If OSHA’s final rule does not set a more stringent PEL than originally proposed, it is critical that it at least maintain the proposed 50 µg/m3 PEL for the sake of workers exposed to silica on the job. Another improvement to look for in the final rule is a more detailed assessment of the adverse health and socioeconomic effects of silica-related diseases on workers to balance the extensive discussion of costs to employers.
Uniform Requirements for All Industries and No Exemptions
Silica exposure affects nearly 2.2 million workers across dozens of industries, including construction, sandblasting, mining, and fracking. To provide employers flexibility to tailor the new requirements to their business model, OSHA proposed two separate standards for silica: one for the construction industry and a second standard for general industry and maritime workers. Both standards require employers to assess exposure levels, implement engineering controls and work practice standards, provide training, conduct medical exams, and maintain certain records.

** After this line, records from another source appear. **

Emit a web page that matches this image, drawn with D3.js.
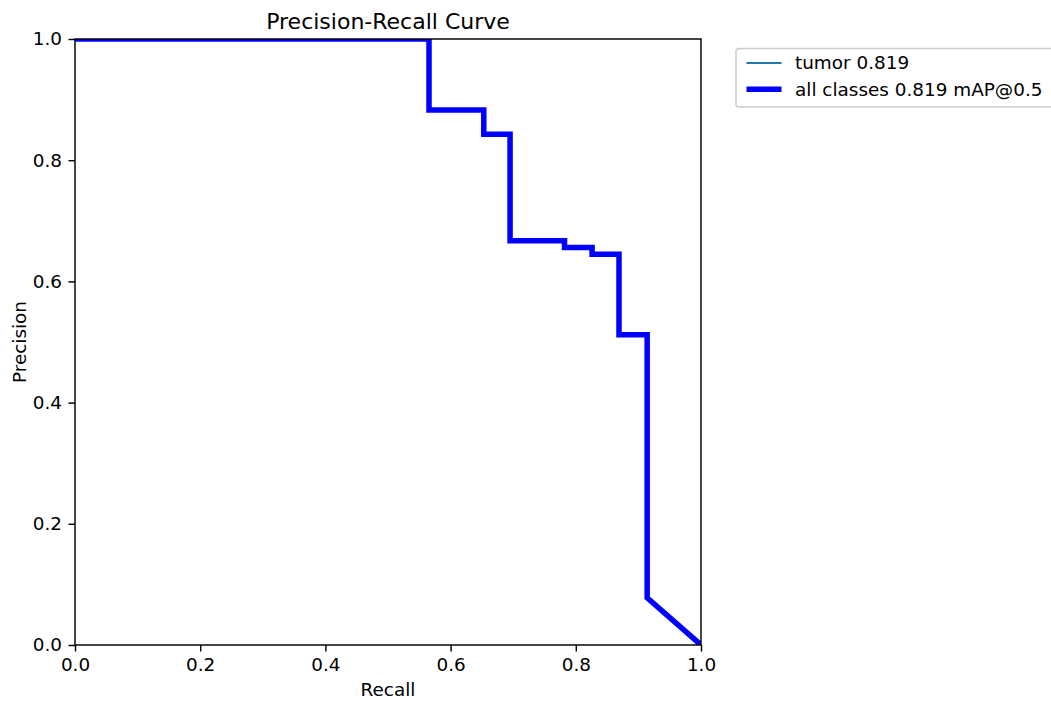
<!DOCTYPE html>
<html>
<head>
<meta charset="utf-8">
<script src="https://cdn.jsdelivr.net/npm/d3@7"></script>
<style>
  body { margin: 0; background: #fff; }
  svg { font-family: "DejaVu Sans", sans-serif; }
</style>
</head>
<body>
<div id="chart"></div>
<script>
// PR curve vertices (recall, precision)
const recall    = [0, 0.5655, 0.5655, 0.653, 0.653, 0.695, 0.695, 0.782, 0.782, 0.826, 0.826, 0.869, 0.869, 0.914, 0.914, 1.0];
const precision = [1, 1,      0.883,  0.883, 0.843, 0.843, 0.667, 0.667, 0.656, 0.656, 0.645, 0.645, 0.512, 0.512, 0.078, 0.0];
const ticks = [0, 0.2, 0.4, 0.6, 0.8, 1.0];
const legendLabels = ["tumor 0.819", "all classes 0.819 mAP@0.5"];

const width = 1051, height = 702;
const margin = {top: 39, right: 350, bottom: 57, left: 75};
const fontSize = 18.4;

const svg = d3.select("#chart").append("svg")
    .attr("width", width)
    .attr("height", height);

const x = d3.scaleLinear().domain([0, 1]).range([margin.left, width - margin.right]);
const y = d3.scaleLinear().domain([0, 1]).range([height - margin.bottom, margin.top]);

const points = recall.map((r, i) => [r, precision[i]]);
const line = d3.line().x(d => x(d[0])).y(d => y(d[1]));

// clip to the axes box
svg.append("clipPath").attr("id", "clip")
    .append("rect")
    .attr("x", x(0)).attr("y", y(1))
    .attr("width", x(1) - x(0)).attr("height", y(0) - y(1));

const plot = svg.append("g").attr("clip-path", "url(#clip)");

// per class line (thin) then all classes (thick blue)
plot.append("path")
    .datum(points)
    .attr("fill", "none")
    .attr("stroke", "#1f77b4")
    .attr("stroke-width", 1.85)
    .attr("d", line);

plot.append("path")
    .datum(points)
    .attr("fill", "none")
    .attr("stroke", "#0000ff")
    .attr("stroke-width", 5.5)
    .attr("d", line);

// axes
const xAxis = svg.append("g")
    .attr("transform", `translate(0,${y(0)})`)
    .call(d3.axisBottom(x).tickValues(ticks).tickFormat(d3.format(".1f")).tickSize(6.5).tickPadding(6.4))
    .call(g => g.select(".domain").remove());

const yAxis = svg.append("g")
    .attr("transform", `translate(${x(0)},0)`)
    .call(d3.axisLeft(y).tickValues(ticks).tickFormat(d3.format(".1f")).tickSize(6.5).tickPadding(6.5))
    .call(g => g.select(".domain").remove());

[xAxis, yAxis].forEach(g => {
    g.selectAll("text").attr("font-size", fontSize).attr("fill", "#000").attr("font-family", "DejaVu Sans");
    g.selectAll("line").attr("stroke", "#000").attr("stroke-width", 1.45);
});

// spines
svg.append("rect")
    .attr("x", x(0)).attr("y", y(1))
    .attr("width", x(1) - x(0)).attr("height", y(0) - y(1))
    .attr("fill", "none")
    .attr("stroke", "#000")
    .attr("stroke-width", 1.45);

// title and labels
svg.append("text")
    .attr("x", (x(0) + x(1)) / 2).attr("y", 28.5)
    .attr("text-anchor", "middle")
    .attr("font-size", 22)
    .text("Precision-Recall Curve");

svg.append("text")
    .attr("x", (x(0) + x(1)) / 2).attr("y", 696)
    .attr("text-anchor", "middle")
    .attr("font-size", fontSize)
    .text("Recall");

svg.append("text")
    .attr("transform", `translate(25.5,${(y(0) + y(1)) / 2}) rotate(-90)`)
    .attr("text-anchor", "middle")
    .attr("font-size", fontSize)
    .text("Precision");

// legend
const legend = svg.append("g").attr("transform", "translate(736,48.5)");
legend.append("rect")
    .attr("x", 0).attr("y", 0)
    .attr("width", 320).attr("height", 58.5)
    .attr("rx", 3)
    .attr("fill", "#fff")
    .attr("fill-opacity", 0.8)
    .attr("stroke", "#cccccc")
    .attr("stroke-width", 1.45);

const legendStyles = [{color: "#1f77b4", w: 1.85}, {color: "#0000ff", w: 5.5}];
legendLabels.forEach((label, i) => {
    const ly = 14.5 + i * 26.3;
    legend.append("line")
        .attr("x1", 10.5).attr("x2", 45.5)
        .attr("y1", ly).attr("y2", ly)
        .attr("stroke", legendStyles[i].color)
        .attr("stroke-width", legendStyles[i].w);
    legend.append("text")
        .attr("x", 59).attr("y", ly)
        .attr("dy", "0.35em")
        .attr("font-size", fontSize)
        .text(label);
});
</script>
</body>
</html>
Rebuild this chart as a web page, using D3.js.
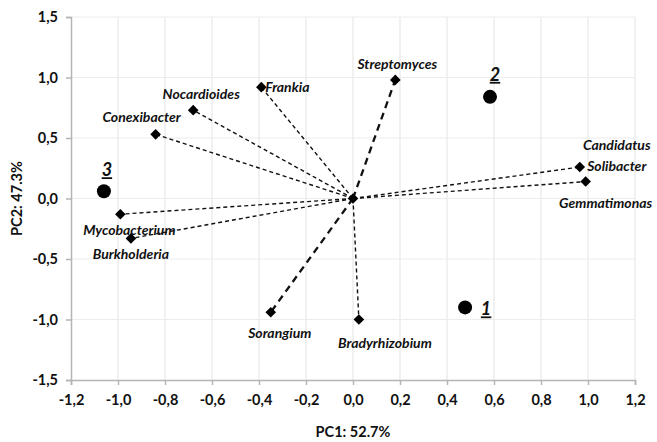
<!DOCTYPE html>
<html>
<head>
<meta charset="utf-8">
<script src="https://cdn.jsdelivr.net/npm/d3@7"></script>
<style>
  body { margin: 0; background: #fff; }
  text { font-family: Lato, "Open Sans", sans-serif; }
</style>
</head>
<body>
<div id="chart"></div>
<script>
// genus loadings (PC1, PC2)
const genera = ["Frankia", "Nocardioides", "Conexibacter", "Streptomyces", "Candidatus Solibacter",
  "Gemmatimonas", "Mycobacterium", "Burkholderia", "Sorangium", "Bradyrhizobium"]
const pc1 = [-0.39, -0.68, -0.84, 0.18, 0.965, 0.99, -0.99, -0.945, -0.35, 0.025]
const pc2 = [0.92, 0.73, 0.53, 0.98, 0.26, 0.14, -0.13, -0.33, -0.94, -1.00]
// heavy dashed vectors
const heavy = ["Streptomyces", "Sorangium"]

// sample scores
const sites = ["1", "2", "3"]
const sitePc1 = [0.477, 0.583, -1.06]
const sitePc2 = [-0.90, 0.84, 0.06]

const xTicks = [-1.2, -1.0, -0.8, -0.6, -0.4, -0.2, 0.0, 0.2, 0.4, 0.6, 0.8, 1.0, 1.2]
const yTicks = [-1.5, -1.0, -0.5, 0.0, 0.5, 1.0, 1.5]

// label placement (pixel offsets from the marker)
const labelPos = {
  "Frankia": {dx: 4, dy: 1, anchor: "start"},
  "Nocardioides": {dx: 8, dy: -15, anchor: "middle"},
  "Conexibacter": {dx: -14, dy: -16, anchor: "middle"},
  "Streptomyces": {dx: 2, dy: -15, anchor: "middle"},
  "Gemmatimonas": {dx: 20, dy: 22, anchor: "middle"},
  "Mycobacterium": {dx: 9, dy: 17, anchor: "middle"},
  "Burkholderia": {dx: 0, dy: 17, anchor: "middle"},
  "Sorangium": {dx: 9, dy: 22, anchor: "middle"},
  "Bradyrhizobium": {dx: 26, dy: 24, anchor: "middle"},
}
const siteLabelPos = {"1": {dx: 21, dy: 8}, "2": {dx: 5, dy: -16}, "3": {dx: 3, dy: -15}}

const width = 657, height = 442
const margin = {top: 17, right: 22, bottom: 62, left: 71}
const fmt = d => d3.format(".1f")(d).replace(".", ",").replace("−", "-")

const svg = d3.select("#chart").append("svg")
  .attr("width", width)
  .attr("height", height)

const x = d3.scaleLinear().domain([-1.2, 1.2]).range([margin.left, width - margin.right])
const y = d3.scaleLinear().domain([-1.5, 1.5]).range([height - margin.bottom, margin.top])

// gridlines
svg.append("g")
  .attr("stroke", "#e3e3e3")
  .attr("stroke-width", 1)
  .selectAll("line.v")
  .data(xTicks.slice(1))
  .join("line")
    .attr("x1", d => x(d)).attr("x2", d => x(d))
    .attr("y1", y(1.5)).attr("y2", y(-1.5))
svg.append("g")
  .attr("stroke", "#ececec")
  .attr("stroke-width", 1)
  .selectAll("line")
  .data(yTicks.slice(1))
  .join("line")
    .attr("x1", x(-1.2)).attr("x2", x(1.2))
    .attr("y1", d => y(d)).attr("y2", d => y(d))

// axes
const xAxis = svg.append("g")
  .attr("transform", `translate(0,${y(-1.5)})`)
  .call(d3.axisBottom(x).tickValues(xTicks).tickFormat(fmt).tickSize(5).tickPadding(10))
const yAxis = svg.append("g")
  .attr("transform", `translate(${x(-1.2)},0)`)
  .call(d3.axisLeft(y).tickValues(yTicks).tickFormat(fmt).tickSize(5).tickPadding(8))
for (const ax of [xAxis, yAxis]) {
  ax.select(".domain").attr("stroke", "#b5b5b5").attr("stroke-width", 1.5)
  ax.selectAll(".tick line").attr("stroke", "#b5b5b5").attr("stroke-width", 1.5)
  ax.selectAll(".tick text")
    .attr("fill", "#111")
    .attr("font-family", "Lato, sans-serif")
    .attr("font-size", 14.5)
    .attr("font-weight", "bold")
}

svg.append("text")
  .attr("x", x(0))
  .attr("y", 437)
  .attr("text-anchor", "middle")
  .attr("font-size", 14.5)
  .attr("font-weight", "bold")
  .attr("fill", "#111")
  .text("PC1: 52.7%")
svg.append("text")
  .attr("transform", `translate(22,${y(0)}) rotate(-90)`)
  .attr("text-anchor", "middle")
  .attr("font-size", 14.5)
  .attr("font-weight", "bold")
  .attr("fill", "#111")
  .text("PC2: 47.3%")

const rows = genera.map((g, i) => ({name: g, x: pc1[i], y: pc2[i]}))

// vectors
svg.append("g")
  .attr("fill", "none")
  .attr("stroke", "#111")
  .selectAll("line")
  .data(rows)
  .join("line")
    .attr("x1", x(0)).attr("y1", y(0))
    .attr("x2", d => x(d.x)).attr("y2", d => y(d.y))
    .attr("stroke-width", d => heavy.includes(d.name) ? 2.3 : 1.4)
    .attr("stroke-dasharray", d => heavy.includes(d.name) ? "7,5" : "4,3")

// diamonds
const diamond = d3.symbol().type(d3.symbolDiamond2).size(72)
svg.append("g")
  .selectAll("path")
  .data(rows.concat([{name: "origin", x: 0, y: 0}]))
  .join("path")
    .attr("transform", d => `translate(${x(d.x)},${y(d.y)})`)
    .attr("d", diamond)
    .attr("fill", "#000")

// genus labels
const labels = svg.append("g")
  .attr("font-size", 14)
  .attr("font-weight", "bold")
  .attr("font-style", "italic")
  .attr("fill", "#111")
for (const d of rows) {
  if (d.name === "Candidatus Solibacter") {
    const t = labels.append("text")
      .attr("text-anchor", "middle")
    t.append("tspan").attr("x", x(d.x) + 37).attr("y", y(d.y) - 17).text("Candidatus")
    t.append("tspan").attr("x", x(d.x) + 37).attr("y", y(d.y) + 4).text("Solibacter")
    continue
  }
  const p = labelPos[d.name]
  labels.append("text")
    .attr("x", x(d.x) + p.dx)
    .attr("y", y(d.y) + p.dy + 4)
    .attr("text-anchor", p.anchor)
    .text(d.name)
}

// samples
const siteRows = sites.map((s, i) => ({name: s, x: sitePc1[i], y: sitePc2[i]}))
svg.append("g")
  .selectAll("circle")
  .data(siteRows)
  .join("circle")
    .attr("cx", d => x(d.x))
    .attr("cy", d => y(d.y))
    .attr("r", 7)
    .attr("fill", "#000")
svg.append("g")
  .attr("font-size", 18)
  .attr("font-weight", "bold")
  .attr("font-style", "italic")
  .attr("text-decoration", "underline")
  .attr("fill", "#111")
  .selectAll("text")
  .data(siteRows)
  .join("text")
    .attr("x", d => x(d.x) + siteLabelPos[d.name].dx)
    .attr("y", d => y(d.y) + siteLabelPos[d.name].dy)
    .attr("text-anchor", "middle")
    .text(d => d.name)
</script>
</body>
</html>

The major difference between the two standards is that construction industry employers are not required to assess workers’ exposure levels if they implement certain OSHA-recommended dust control measures. As CPR’s comments on the proposal explain, “monitoring gives workers, employers, OSHA, and researchers valuable information that can be used to reduce workplace hazards.” A strong final silica standard will eliminate this unjustified exemption for construction industry employers.
The final rule should also not exempt other industries that use large quantities of silica, like the fracking industry. The National Institute for Occupational Safety and Health (NIOSH) recently studied 116 air samples from fracking sites and found that four in five samples had silica levels above the proposed 50 µg/m3 PEL. Nearly one-third of the samples showed silica levels greater than 500 µg/m3, ten times the proposed PEL.
However, OSHA faces pressure from industry trade groups, like the American Chemistry Council (ACC) and U.S. Chamber of Commerce, to create a loophole for the fracking industry. ACC, for its part, claims the fracking industry may not be able to comply with the rule due to technological limitations. The Small Business Administration Office of Advocacy has also lobbied (albeit through calculated and roundabout ways more fitting of a defiant government agency) for a fracking loophole, based on the shaky argument that the small business review process did not adequately address the burdens on small employers in the industry. OSHA estimates that more than 25,000 workers at hundreds of fracking worksites across the country are exposed to potentially hazardous levels of silica. Excluding such a large number of workers from the rule’s protections would be unjustifiable. OSHA should not grant the fracking industry any exceptions from the final rule’s requirements.
Conclusion
Another factor in whether OSHA chooses to strengthen or weaken provisions of the rule is whether those changes can survive scrutiny by the White House Office of Information and Regulatory Affairs (OIRA) during regulatory review. When OSHA’s proposal went to OIRA in 2013, OIRA forced OSHA to accept significant changes to the proposal, and it still held the rule under review for over two years without any explanation. Based on OIRA’s reputation and this rule’s history, it would not be surprising to learn OIRA is responsible for holding up the final rule, although Jordan Barab did not give a reason for the delay in his statement to Politico.
Whatever the reason is for the continued delay, we certainly hope the Obama administration will make it a top priority to move this important rule through the review process expediently and without weakening it, so that workers exposed to silica finally have the protections they need and deserve.